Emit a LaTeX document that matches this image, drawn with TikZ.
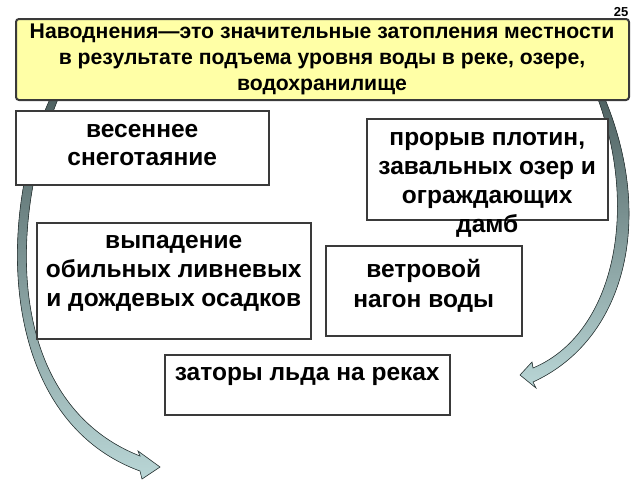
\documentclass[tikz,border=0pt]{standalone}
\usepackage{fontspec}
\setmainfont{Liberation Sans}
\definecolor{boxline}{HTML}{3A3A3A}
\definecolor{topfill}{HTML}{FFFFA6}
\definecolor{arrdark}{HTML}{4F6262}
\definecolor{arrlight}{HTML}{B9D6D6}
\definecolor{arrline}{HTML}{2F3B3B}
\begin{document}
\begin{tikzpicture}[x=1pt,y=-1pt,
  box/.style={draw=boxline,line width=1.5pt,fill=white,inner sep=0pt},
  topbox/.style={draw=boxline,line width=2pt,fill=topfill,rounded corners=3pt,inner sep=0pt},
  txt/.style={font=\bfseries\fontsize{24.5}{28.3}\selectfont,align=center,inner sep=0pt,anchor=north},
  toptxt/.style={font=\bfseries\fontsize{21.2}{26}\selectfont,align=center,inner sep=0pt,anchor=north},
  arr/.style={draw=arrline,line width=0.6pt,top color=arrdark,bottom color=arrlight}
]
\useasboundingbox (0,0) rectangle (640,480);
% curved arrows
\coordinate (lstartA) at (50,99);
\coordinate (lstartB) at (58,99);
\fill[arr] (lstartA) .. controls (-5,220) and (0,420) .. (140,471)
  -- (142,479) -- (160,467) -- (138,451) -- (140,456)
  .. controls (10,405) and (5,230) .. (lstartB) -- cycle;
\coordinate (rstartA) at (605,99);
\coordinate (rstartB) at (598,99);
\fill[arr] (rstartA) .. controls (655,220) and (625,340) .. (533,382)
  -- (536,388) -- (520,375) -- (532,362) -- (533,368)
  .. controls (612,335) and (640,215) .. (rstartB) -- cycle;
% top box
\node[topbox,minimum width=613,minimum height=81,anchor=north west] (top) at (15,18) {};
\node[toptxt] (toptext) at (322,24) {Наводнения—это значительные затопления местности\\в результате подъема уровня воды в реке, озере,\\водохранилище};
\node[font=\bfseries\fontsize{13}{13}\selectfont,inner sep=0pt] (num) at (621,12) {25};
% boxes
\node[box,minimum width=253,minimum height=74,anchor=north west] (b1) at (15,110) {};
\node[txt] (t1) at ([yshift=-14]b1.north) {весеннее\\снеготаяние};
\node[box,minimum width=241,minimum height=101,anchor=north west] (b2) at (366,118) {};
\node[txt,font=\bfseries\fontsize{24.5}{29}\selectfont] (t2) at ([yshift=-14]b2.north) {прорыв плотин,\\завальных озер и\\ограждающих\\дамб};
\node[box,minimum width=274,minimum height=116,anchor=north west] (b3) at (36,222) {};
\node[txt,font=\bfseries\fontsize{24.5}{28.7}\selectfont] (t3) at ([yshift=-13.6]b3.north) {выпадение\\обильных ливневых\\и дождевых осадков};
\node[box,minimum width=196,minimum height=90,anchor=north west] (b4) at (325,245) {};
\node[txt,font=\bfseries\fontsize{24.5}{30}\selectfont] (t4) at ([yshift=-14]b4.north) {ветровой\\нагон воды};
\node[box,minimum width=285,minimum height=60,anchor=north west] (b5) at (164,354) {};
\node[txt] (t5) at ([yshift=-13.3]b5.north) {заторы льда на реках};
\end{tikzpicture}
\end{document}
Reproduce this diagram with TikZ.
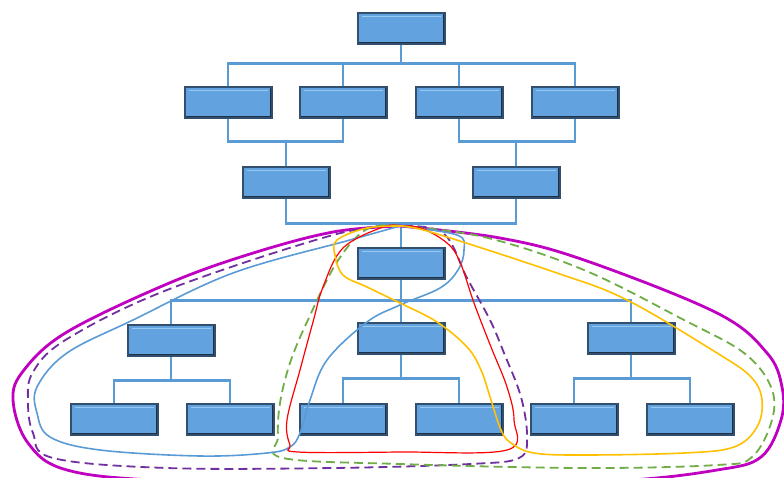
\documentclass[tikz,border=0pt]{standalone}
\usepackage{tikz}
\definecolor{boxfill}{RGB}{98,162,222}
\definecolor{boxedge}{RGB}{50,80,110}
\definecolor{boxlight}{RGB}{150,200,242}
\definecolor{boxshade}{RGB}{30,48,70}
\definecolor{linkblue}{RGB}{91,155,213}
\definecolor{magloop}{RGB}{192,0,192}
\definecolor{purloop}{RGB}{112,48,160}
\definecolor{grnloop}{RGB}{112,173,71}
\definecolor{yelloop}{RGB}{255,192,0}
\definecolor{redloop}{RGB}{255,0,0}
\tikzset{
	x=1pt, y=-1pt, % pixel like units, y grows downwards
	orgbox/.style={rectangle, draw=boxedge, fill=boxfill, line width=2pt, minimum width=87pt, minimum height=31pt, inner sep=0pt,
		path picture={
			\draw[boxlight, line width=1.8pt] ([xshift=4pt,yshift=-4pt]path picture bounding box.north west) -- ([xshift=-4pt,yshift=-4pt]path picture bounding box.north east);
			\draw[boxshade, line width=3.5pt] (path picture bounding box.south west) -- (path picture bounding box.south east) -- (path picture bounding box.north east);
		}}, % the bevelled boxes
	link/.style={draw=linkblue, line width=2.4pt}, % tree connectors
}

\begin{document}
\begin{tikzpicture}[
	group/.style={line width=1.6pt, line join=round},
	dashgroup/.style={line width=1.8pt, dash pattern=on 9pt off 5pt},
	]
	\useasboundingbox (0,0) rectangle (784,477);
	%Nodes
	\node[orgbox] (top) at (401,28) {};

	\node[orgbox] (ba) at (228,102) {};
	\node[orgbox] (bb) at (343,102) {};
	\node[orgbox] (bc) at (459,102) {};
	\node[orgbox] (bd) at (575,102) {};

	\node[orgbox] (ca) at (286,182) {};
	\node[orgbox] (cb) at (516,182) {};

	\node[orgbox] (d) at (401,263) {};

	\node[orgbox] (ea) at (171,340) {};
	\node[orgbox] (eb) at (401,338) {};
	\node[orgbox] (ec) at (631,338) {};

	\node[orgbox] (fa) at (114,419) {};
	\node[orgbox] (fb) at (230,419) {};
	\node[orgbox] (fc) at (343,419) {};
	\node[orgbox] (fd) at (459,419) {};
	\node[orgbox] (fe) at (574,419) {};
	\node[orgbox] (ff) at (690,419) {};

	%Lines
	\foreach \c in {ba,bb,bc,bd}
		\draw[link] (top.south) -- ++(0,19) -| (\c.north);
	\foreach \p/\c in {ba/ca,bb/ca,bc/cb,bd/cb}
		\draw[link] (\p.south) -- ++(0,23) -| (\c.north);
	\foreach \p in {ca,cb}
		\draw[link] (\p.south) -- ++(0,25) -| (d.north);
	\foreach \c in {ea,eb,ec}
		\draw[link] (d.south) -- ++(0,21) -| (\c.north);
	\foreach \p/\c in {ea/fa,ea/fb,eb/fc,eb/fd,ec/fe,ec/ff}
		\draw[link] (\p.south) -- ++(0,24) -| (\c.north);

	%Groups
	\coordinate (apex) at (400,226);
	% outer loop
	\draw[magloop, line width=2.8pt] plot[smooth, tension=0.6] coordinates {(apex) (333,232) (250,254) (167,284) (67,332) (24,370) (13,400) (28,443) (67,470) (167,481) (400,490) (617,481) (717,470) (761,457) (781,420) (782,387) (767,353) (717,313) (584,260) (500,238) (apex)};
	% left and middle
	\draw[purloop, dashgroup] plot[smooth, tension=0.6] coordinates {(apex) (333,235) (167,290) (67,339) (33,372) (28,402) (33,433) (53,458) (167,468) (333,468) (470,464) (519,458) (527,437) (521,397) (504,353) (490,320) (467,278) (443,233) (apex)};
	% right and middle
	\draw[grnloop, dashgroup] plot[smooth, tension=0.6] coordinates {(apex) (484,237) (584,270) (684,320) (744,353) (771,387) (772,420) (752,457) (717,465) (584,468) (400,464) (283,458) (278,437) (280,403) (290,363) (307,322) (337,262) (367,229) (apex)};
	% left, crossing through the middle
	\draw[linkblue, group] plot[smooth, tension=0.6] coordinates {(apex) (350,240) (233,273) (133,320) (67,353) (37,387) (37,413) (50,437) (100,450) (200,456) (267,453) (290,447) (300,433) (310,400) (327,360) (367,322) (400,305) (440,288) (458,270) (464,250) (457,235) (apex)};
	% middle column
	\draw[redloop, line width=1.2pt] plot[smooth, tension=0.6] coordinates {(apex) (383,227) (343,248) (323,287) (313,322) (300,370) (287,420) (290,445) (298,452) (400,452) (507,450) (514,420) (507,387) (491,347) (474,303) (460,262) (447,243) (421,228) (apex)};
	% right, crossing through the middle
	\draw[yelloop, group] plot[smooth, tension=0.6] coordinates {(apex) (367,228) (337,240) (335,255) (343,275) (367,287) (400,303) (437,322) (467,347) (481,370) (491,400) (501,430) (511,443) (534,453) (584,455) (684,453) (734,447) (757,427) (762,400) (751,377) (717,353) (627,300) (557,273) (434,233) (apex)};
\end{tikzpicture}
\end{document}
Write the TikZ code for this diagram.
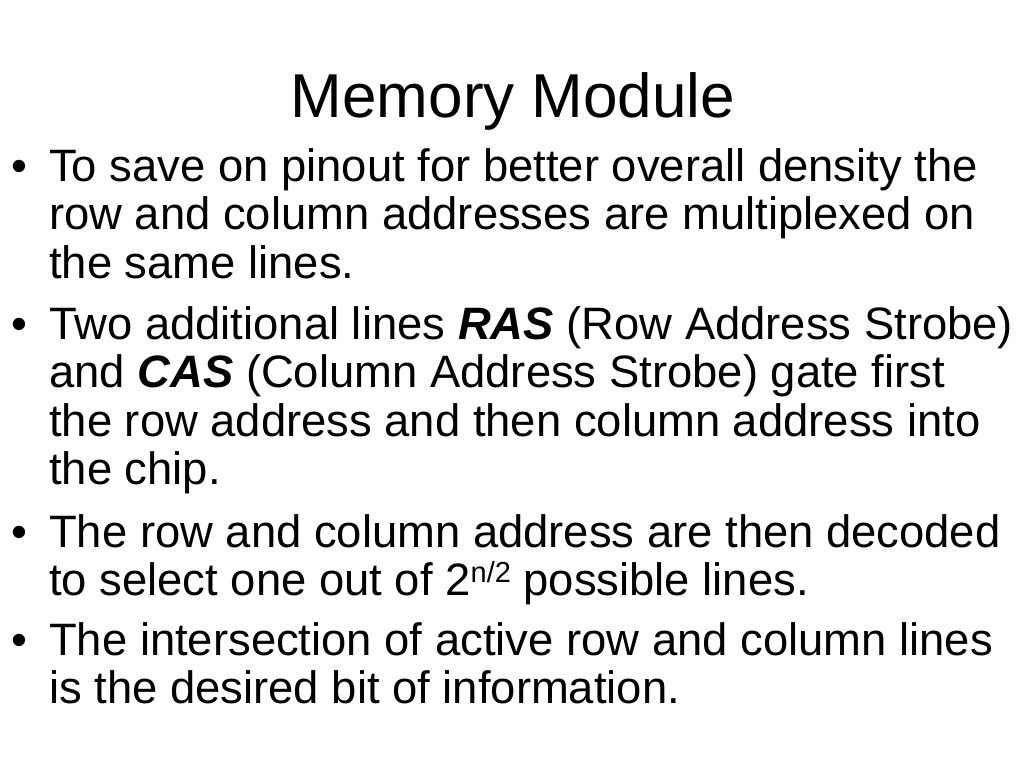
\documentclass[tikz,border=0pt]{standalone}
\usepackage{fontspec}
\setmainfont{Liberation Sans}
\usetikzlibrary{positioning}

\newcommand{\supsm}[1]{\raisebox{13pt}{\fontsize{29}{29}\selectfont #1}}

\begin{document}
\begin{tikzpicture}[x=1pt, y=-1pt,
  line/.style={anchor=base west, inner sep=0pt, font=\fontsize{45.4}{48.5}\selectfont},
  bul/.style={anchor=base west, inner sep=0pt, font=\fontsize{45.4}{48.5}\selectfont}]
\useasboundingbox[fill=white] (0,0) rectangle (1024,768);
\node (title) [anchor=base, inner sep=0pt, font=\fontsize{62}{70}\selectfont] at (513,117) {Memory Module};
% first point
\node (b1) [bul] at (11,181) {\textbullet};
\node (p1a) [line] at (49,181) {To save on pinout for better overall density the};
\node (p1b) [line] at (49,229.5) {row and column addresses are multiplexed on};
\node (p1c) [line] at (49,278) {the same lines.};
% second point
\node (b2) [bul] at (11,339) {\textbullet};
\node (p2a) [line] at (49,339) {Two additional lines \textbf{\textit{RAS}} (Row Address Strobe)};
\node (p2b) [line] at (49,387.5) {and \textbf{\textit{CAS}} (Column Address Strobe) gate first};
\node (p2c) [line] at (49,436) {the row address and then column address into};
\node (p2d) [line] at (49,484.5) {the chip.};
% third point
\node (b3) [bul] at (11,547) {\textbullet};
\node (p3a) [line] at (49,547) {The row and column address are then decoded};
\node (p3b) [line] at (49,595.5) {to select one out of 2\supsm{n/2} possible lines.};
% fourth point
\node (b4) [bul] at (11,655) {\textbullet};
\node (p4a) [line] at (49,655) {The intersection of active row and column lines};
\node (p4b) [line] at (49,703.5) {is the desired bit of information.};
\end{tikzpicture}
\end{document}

WHAT NEEDS TO BE DONE:
Identify the lines of the data that contain the word "this". Copy each of them.

EXERCISE RESULT:
Emit a LaTeX document that matches this image, drawn with TikZ.
Reproduce this diagram with TikZ.
Write the TikZ code for this diagram.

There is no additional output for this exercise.